The recent Twitter Space session focused on player ownership and in-game economies, particularly how these aspects could evolve with blockchain technology. The conversation explored the limitations of current gaming models, the transformative potential of blockchain for players, and the challenges of implementing such systems in traditional gaming ecosystems. The session was facilitated by our host and featured insights from a knowledgeable guest speaker, whose expertise provided valuable perspectives on these topics.

Host:

  • Mohammad, Marketing Manager, Tilted.

Guest Speaker:

  • Rares ‘Dreadsong’ Alexandru, Business Development Lead, Aether Games.

 

Limitations of Traditional Gaming Models 

Traditional gaming systems, as illustrated by popular titles like League of Legends, impose strict limits on player ownership. Alexandru highlighted the frustration that players often face when their accounts are banned after investing significant time and money into acquiring in-game assets. In conventional models, these assets are linked directly to the game and are lost if the account is restricted, resulting in substantial personal and financial loss. This centralized control model restricts players from having true ownership over their assets, effectively binding them to the game’s ecosystem without flexibility or security.

 

Blockchain Technology as a Game-Changer 

Blockchain technology can shift the paradigm by ensuring true ownership of digital assets. Unlike traditional setups, blockchain allows assets to be stored in the player’s wallet rather than being confined to the game’s servers. This innovation empowers players with the ability to transfer assets between accounts or sell them on an open market.

For example, in card games such as Hearthstone or Legends of Runeterra, players often dedicate time and money to building competitive collections. However, when they decide to leave these games, their investment becomes sunk cost. By integrating blockchain, players can instead sell their cards, enabling new players to buy these assets and accelerate their in-game progress. This system promotes a circular economy that benefits both exiting and entering players.

 

Challenges in Implementing Blockchain in Traditional Games 

Adapting blockchain technology into mainstream games comes with its share of challenges.
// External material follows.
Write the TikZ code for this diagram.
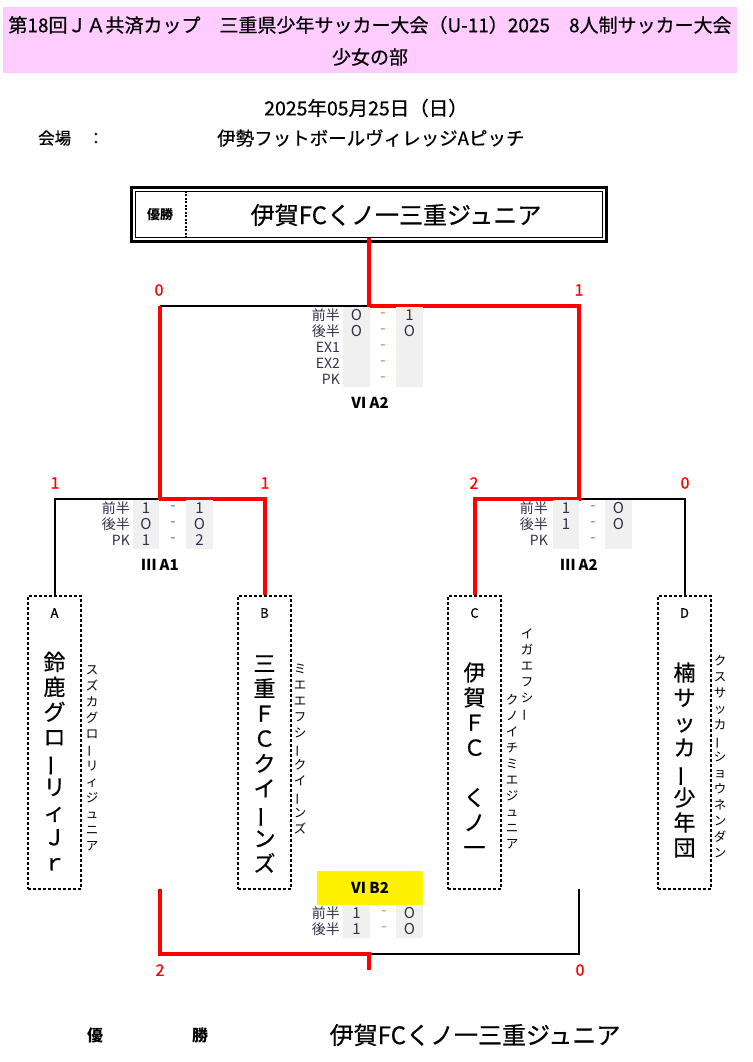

One significant hurdle is the potential loss of control over in-game transactions for publishers. Traditionally, developers generate revenue through direct purchases from players, but an open market could shift transactions to player-to-player exchanges, potentially affecting the publisher’s earnings.

However, Alexandru pointed out that Web3 games have found solutions, such as charging royalty fees each time an asset is traded. These fees create a continuous revenue stream even in secondary markets. Moreover, game publishers can still create and introduce new assets for initial sales. This dual revenue strategy balances decentralization with profitability, addressing concerns about control and revenue loss.

 

Conclusion 

The Twitter Space session highlighted the fundamental differences between traditional and blockchain-integrated gaming models. By focusing on asset ownership, blockchain technology has the potential to empower players, allowing them to retain control over their investments and participate in vibrant, player-driven economies. While challenges such as adapting business models persist, the solutions employed by Web3 games offer a path forward for publishers looking to explore this evolving space. The conversation opened up thought-provoking insights into the future of gaming economies, underlining the promise of a more equitable gaming experience.